Of course Statistics is the most common. One reason is that it is not exclusively associated to a scientific discipline.
Then, I used the so-called "Normalized Google Distance" (NGD) to assess the relationship between these terms. Here is the result:

	St.tics	St.cal	DA	DM	ML
Statistics	0.00	0.53	0.73	0.93	0.82
Statistical	0.53	0.00	0.49	0.72	0.65
Data Analysis	0.73	0.49	0.00	0.54	0.61
Data Mining	0.93	0.72	0.54	0.00	0.39
Machine Learning	0.82	0.65	0.61	0.39	0.00

It is interesting to notice that Machine Learning is more related to Statistics than is Data Mining. Also, Machine Learning and Data Mining are very close to each other, while Data Analysis is closer to Statistics.

I also tried to compute the NGD between these terms and the term "Company" in order to see which one had penetrated the corporate world the most. The results were not very enlightening. However, if you look at the page counts for the phrase "Statistics Company", or replace Statistics by the other terms, you get the following:

Statistics Company	23100
Data Mining Company	10500
Data Analysis Company	623
Statistical Company	163
Machine Learning Company	140

Interestingly, Machine Learning is very seldom associated to company, while Data Mining companies seem to abund.

Another possible measure, is the number of ads you get when you do these searches. I noticed that the search "Data Mining" or "Data Mining Company" are returning an incredible number of ads for data mining software and companies (much more than statistics or machine learning).

So there is still a lot to be done in order to make Machine Learning better recognized...

Data in the Corporate World

Dealing with data is becoming an important part of the job of most large companies. Within this area, tasks such as storing and managing data are now well-mastered, so that the key capability now becomes the analysis or leveraging of this data.
Hence Data Mining is becoming an increasingly important concern of most hi-tech companies. This trend is witnessed by the recent creation of the CDO (Chief Data Officer) title at Yahoo! (see here), which has been given to a former Data Mining researcher.
Another indication of this trend can be found in the educational domain: most computer science departments in the big US universities now offer courses in Data Mining or Machine Learning.
These terms are also now known to people remote from the scientific world.

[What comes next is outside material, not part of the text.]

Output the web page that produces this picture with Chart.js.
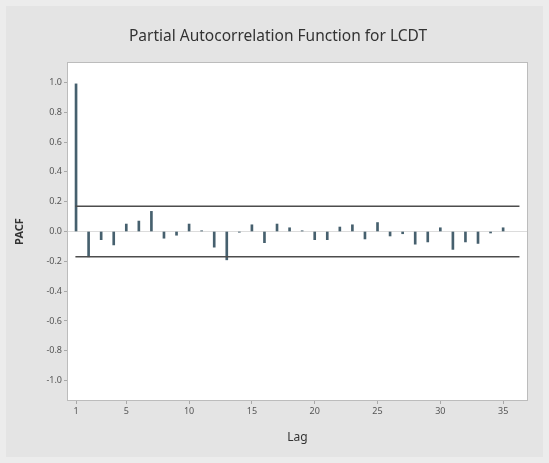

So it seems that Machine Learning is no longer an obscure research field, and more and more a popular technological domain.

Deduction and Induction

It is enlightening to try and define terms properly when trying to understand foundations of a scientific domain. In the case of the learning phenomenon, the distinction between deduction and induction is a crucial one.

Deductive reaonsoning consists in combining logical statements according to certain agreed upon rules in order to obtain new statements. This is how mathematicians prove theorems from axioms. Proving a theorem is nothing but combining a small set of axioms with certain rules. Of course, this does not mean proving a theorem is a simple task, but it could theoretically be automated.

Inductive reasoning consists in constructing the axioms from the observation of supposed consequences of these axioms. This is what scientists like physicists for example do: observing natural phenomena, they postulate the laws of Nature.

Both deduction and induction have limitations. One limitation of deduction is exemplified by Gödel's theorem which essentially states that for a rich enough set of axioms, one can produce statements that can be neither proved nor disproved.
Induction on the other hand is limited in that it is impossible to prove that an inductive statement is correct. At most can one empirically observe that the deductions that can be made from this statement are not in contradiction with experiments. But one can never be sure that no future observation will contradict the statement.